思えば売り言葉に買い言葉がきっかけだった。
とある本番にエントリーするための曲決めで、師匠と口論になった。私の師匠はこの辺非常に厳しく - ものごとには順番というものがある。○○が弾けていなくては、△△を弾いてはいけない -、曲決めの時のトラブルは、実は日常茶飯事である。私は当時、シューマンの「アダージオとアレグロ(op.70)」がどうしても弾きたかった。「(師匠)この曲は今は無理だ。ただ弾くだけで自己満足するのでよければ勝手にすればよいが、それでは意味が無い。」「(私)これから本番まで毎日しっかりおさらいしますから。」「(師匠)毎日ってったって、あと一ヶ月しかないでしょう。しかもまた海外出張もあるんでしょう。」「(私)サイレントチェロを買って、出張時も練習します。」
「出張にもチェロを持っていきます。」というのは意外だったようだ。「それだけ言うのだったらやってみなさい。」と、珍しく許可がでた。狂喜乱舞した私は、早速オンラインでサイレントチェロを注文。楽器が響かない分、却って基礎練習には良い面もあった。あー、これなら夜中でも弾けるではないか。何でもっと早く手に入れなかったんだろう、とも思った。それに、何といっても頑丈そう。これなら飛行機の荷物室にぶちこんでも壊れそうも無い。(普通のチェロを飛行機で運ぶ場合は、座席を一つ確保する必要がある。しかも、航空会社によっては、人間よりも運賃が高いことがある。何と、格安ディスカウントは人間にしか適用できないため、正規の子供料金の適用になるのだ。)
あれから何年たったのだろう。結局あの後も、殆どの海外出張には、サイレントチェロを持って行くことになった。

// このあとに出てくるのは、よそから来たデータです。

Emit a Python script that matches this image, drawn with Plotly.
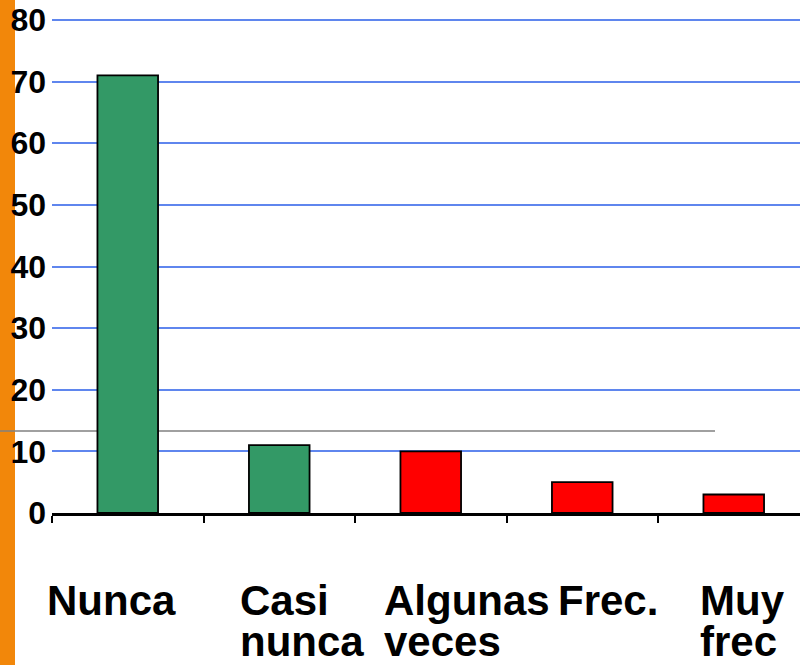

出張中は、翌日の準備や、日本でのActivityのフォロー等のため、あまり自由時間が取れないのだが、それでも、ホテルに帰ってPCを起動している間、とか、時差で朝早く起きてしまったときに、そこに楽器があっておさらいできるというのは、すごく嬉しいことだ。
しかーーし、やはり飛行機の荷物というのは、尋常でない扱いかたをされる。さすがに頑丈なサイレントチェロも、今は見る影も無くぼろぼろになった。うー、いくらなんでもかわいそうだ。涙、涙、涙。
1.割れた駒、2.90度捻じ曲げられた膝あて、3.割れた本体、4.ケースにも穴が貫通
ええええーっつ!こんなになってしまうのですか!
最近のBritish Airの機内にはヴァイオリンですら持ち込めないらしく、みんな下の荷台行きだそうです。
そしてベルトコンベア-から出てきたりしてしまうそうです(><)
大変ですね。。
投稿情報: Naoko | 2006.08.29 16:03
> Naokoさま
いやー、楽器の貨物室行きは絶対ににお勧めできません。Fragileのタグを付けまくっても、効果なし。Priorityタグも、効果なし、でした。まだジャンボだとましなのですが、小さい飛行機だと、空間が物理的に狭いので、尋常でない圧力がかかります。また、最近はセキュリティチェックのために無理やりこじあけられることも多く、折角タオルで丁寧に巻いておいたとしても、それもはがされてしまいます。。。